__Request__: Please, without the pictures, retype exactly the lines from the start of the material through the line that holds "iqm_upper = [0.2867, 0.2747, 0.6576, 0.512, 0.6775]".

__Source material__:
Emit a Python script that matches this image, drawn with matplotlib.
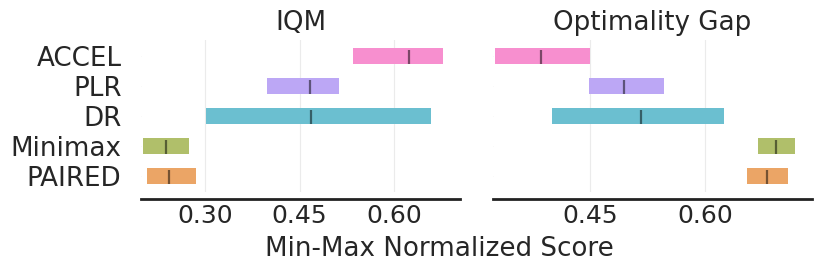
import matplotlib
matplotlib.use('Agg')
import matplotlib.pyplot as plt

# algorithms, bottom to top
algorithms = ['PAIRED', 'Minimax', 'DR', 'PLR', 'ACCEL']
colors = ['#EBA566', '#B0BF6A', '#6BBFD0', '#BCA7F5', '#F78FCF']

# IQM: point estimate and CI bounds
iqm_point = [0.2435, 0.2388, 0.4687, 0.467, 0.624]
iqm_lower = [0.2082, 0.2024, 0.3025, 0.398, 0.535]
iqm_upper = [0.2867, 0.2747, 0.6576, 0.512, 0.6775]

# Optimality gap: point estimate and CI bounds
gap_point = [0.6815, 0.6933, 0.5167, 0.4945, 0.3855]
gap_lower = [0.6545, 0.6697, 0.3995, 0.4488, 0.325]
gap_upper = [0.7085, 0.7177, 0.6248, 0.5464, 0.4492]

metric_names = ['IQM', 'Optimality Gap']
xticks = [[0.30, 0.45, 0.60], [0.45, 0.60]]
xlims = [(0.199, 0.704), (0.3224, 0.740)]

TEXT = '#262626'
FS = 18.8       # titles, y labels, x label
FS_TICK = 18    # x tick labels
height = 0.55


def draw_metric(ax, point, lower, upper, name, ticks, xlim, show_labels):
    for i in range(len(algorithms)):
        ax.barh(y=i, width=upper[i] - lower[i], height=height, left=lower[i],
                color=colors[i], linewidth=0)
        ax.vlines(x=point[i], ymin=i - 7.5 * height / 16, ymax=i + 6 * height / 16,
                  color='k', alpha=0.5, linewidth=1.6)
    ax.set_xlim(*xlim)
    ax.set_ylim(-0.53, 4.53)
    ax.set_yticks(range(len(algorithms)))
    ax.set_yticklabels(algorithms if show_labels else [])
    ax.set_xticks(ticks)
    ax.set_xticklabels(['%.2f' % t for t in ticks])
    ax.set_title(name, fontsize=FS, color=TEXT, pad=7)
    ax.grid(True, axis='x', alpha=0.25, color='#b0b0b0')
    ax.set_axisbelow(True)
    # decorate axis like rliable
    ax.spines['right'].set_visible(False)
    ax.spines['top'].set_visible(False)
    ax.spines['left'].set_visible(False)
    ax.spines['bottom'].set_linewidth(2)
    ax.spines['bottom'].set_color('#222222')
    ax.spines['bottom'].set_position(('outward', 5))
    ax.tick_params(length=0.1, width=0.1, labelcolor=TEXT)
    ax.tick_params(axis='x', labelsize=FS_TICK)
    ax.tick_params(axis='y', labelsize=FS, pad=14)


fig = plt.figure(figsize=(8.22, 2.74), dpi=100)
ax1 = fig.add_axes([0.1715, 0.299, 0.3881, 0.555])
ax2 = fig.add_axes([0.5994, 0.299, 0.3884, 0.555])

draw_metric(ax1, iqm_point, iqm_lower, iqm_upper, metric_names[0], xticks[0], xlims[0], True)
draw_metric(ax2, gap_point, gap_lower, gap_upper, metric_names[1], xticks[1], xlims[1], False)

fig.text(0.5347, 0.09, 'Min-Max Normalized Score', ha='center', va='center',
         fontsize=FS, color=TEXT)

plt.savefig('out.png', dpi=100)
plt.close()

__Answer for this exercise__:
Emit a Python script that matches this image, drawn with matplotlib.
import matplotlib
matplotlib.use('Agg')
import matplotlib.pyplot as plt

# algorithms, bottom to top
algorithms = ['PAIRED', 'Minimax', 'DR', 'PLR', 'ACCEL']
colors = ['#EBA566', '#B0BF6A', '#6BBFD0', '#BCA7F5', '#F78FCF']

# IQM: point estimate and CI bounds
iqm_point = [0.2435, 0.2388, 0.4687, 0.467, 0.624]
iqm_lower = [0.2082, 0.2024, 0.3025, 0.398, 0.535]
iqm_upper = [0.2867, 0.2747, 0.6576, 0.512, 0.6775]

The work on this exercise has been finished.